Employee placement tracking serves three governance functions simultaneously. First, it makes compression visible before it becomes a retention problem — when three employees hired in the past 18 months are at or above the midpoint of a manager who has been in role for four years, the compression shows up in the placement data before it shows up in exit interviews. Second, it feeds the merit cycle calibration directly, giving the HR director a defensible basis for differentiated increase percentages. Third, it provides the underlying data for the board compensation report without requiring a manual rebuild at reporting time.
In practical terms, placement tracking means maintaining a table — in a dedicated tool or a rigorously structured spreadsheet — that links each employee record to their current band min, mid, and max, updates automatically when bands are revised, and logs every change with a date and approver. The data discipline required to maintain this table is exactly the discipline that makes a governance framework real rather than nominal.
The Common Governance Gaps at the 150–300 Employee Stage
Growing companies building their first governance framework tend to encounter the same gaps in the same order.
Gap 1 — Documented bands, undocumented exceptions. The organization has job levels and pay ranges on paper, but every significant hire negotiated above maximum was handled informally. The bands exist; the exception log does not. This is the most common single-point failure in compensation governance at this stage.
Gap 2 — Merit cycle run off budget, not off bands. The annual merit process allocates a percentage of payroll (say, 3%) distributed by manager discretion, with no reference to where each employee sits in their band. The result is that employees who are already above midpoint receive the same percentage increases as employees who are below, widening compression rather than correcting it.
Gap 3 — Band updates that are not communicated. When the HR director refreshes bands using new labor market data, the update is applied prospectively to offers but not retrospectively reviewed against current employees. Employees whose salaries fall below the updated minimum are not identified until a manager escalates a retention issue.
Gap 4 — No single source of truth for compensation data. Offer letters live in an ATS, salary history lives in HRIS, band maximums live in a spreadsheet the HR director maintains, and exceptions live in email. When a board request or a pay-transparency inquiry arrives, assembly time is measured in days.
Closing these gaps does not require a large system investment. It requires discipline about documentation — and a tool or structure that makes documentation the path of least resistance rather than additional work.

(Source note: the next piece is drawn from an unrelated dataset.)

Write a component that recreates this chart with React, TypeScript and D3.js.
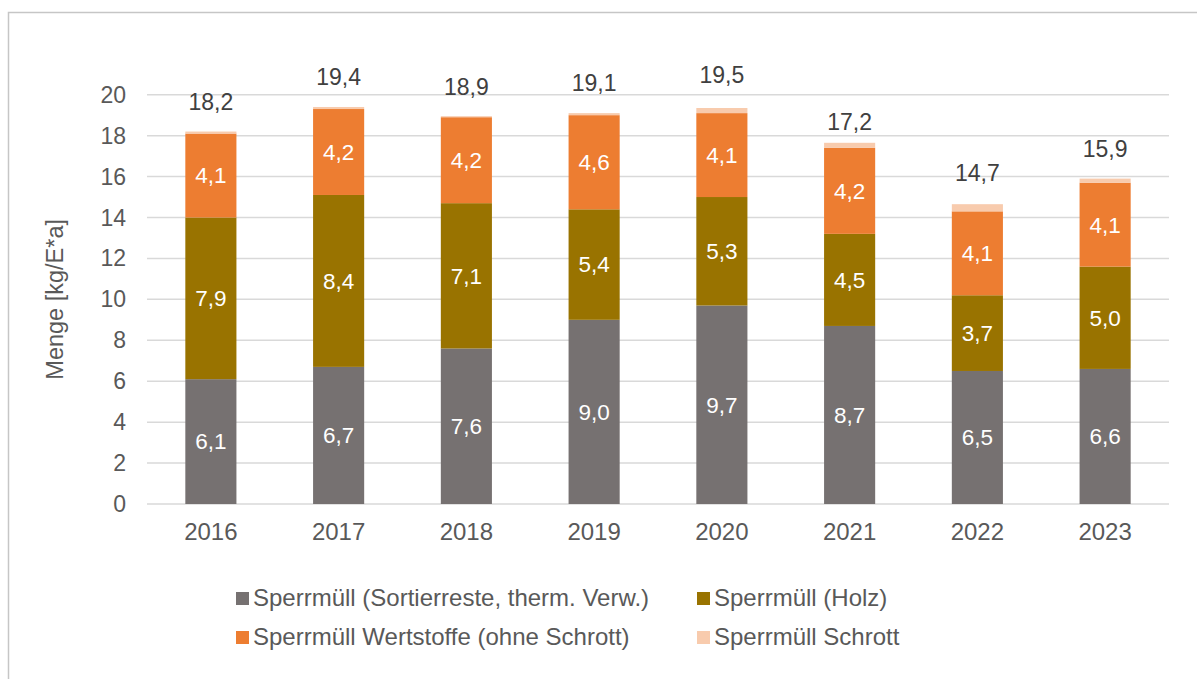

Building the Governance Habit Before You Need It
The best time to build a compensation governance framework is before the first board compensation committee meeting, before the first pay-transparency filing deadline, and before the first pay-equity complaint. At 150 employees, the framework is buildable in weeks. At 300 employees — with three years of undocumented exceptions, two acquired teams, and a forthcoming pay-transparency obligation — it is buildable in months, with significantly more remediation work.
The job band structure guide covers the architecture decisions in detail. The starting point for most HR directors at this stage is simpler: document the authority matrix, map every active employee to a current band, run one placement distribution report, and identify the top five exceptions that need a paper trail. That inventory of what exists — and what does not — is the first artifact of a governance framework, and it gives the HR director a credible baseline to take to the CEO or board.
For HR directors ready to move from spreadsheet-based comp management to a structured, audit-ready governance system, Job Band Builder was built for exactly this transition. The platform maintains your band structure, tracks employee placement in real time, logs every comp change with an approver and timestamp, and generates the board-ready reporting views that make the governance habit sustainable — not just achievable once.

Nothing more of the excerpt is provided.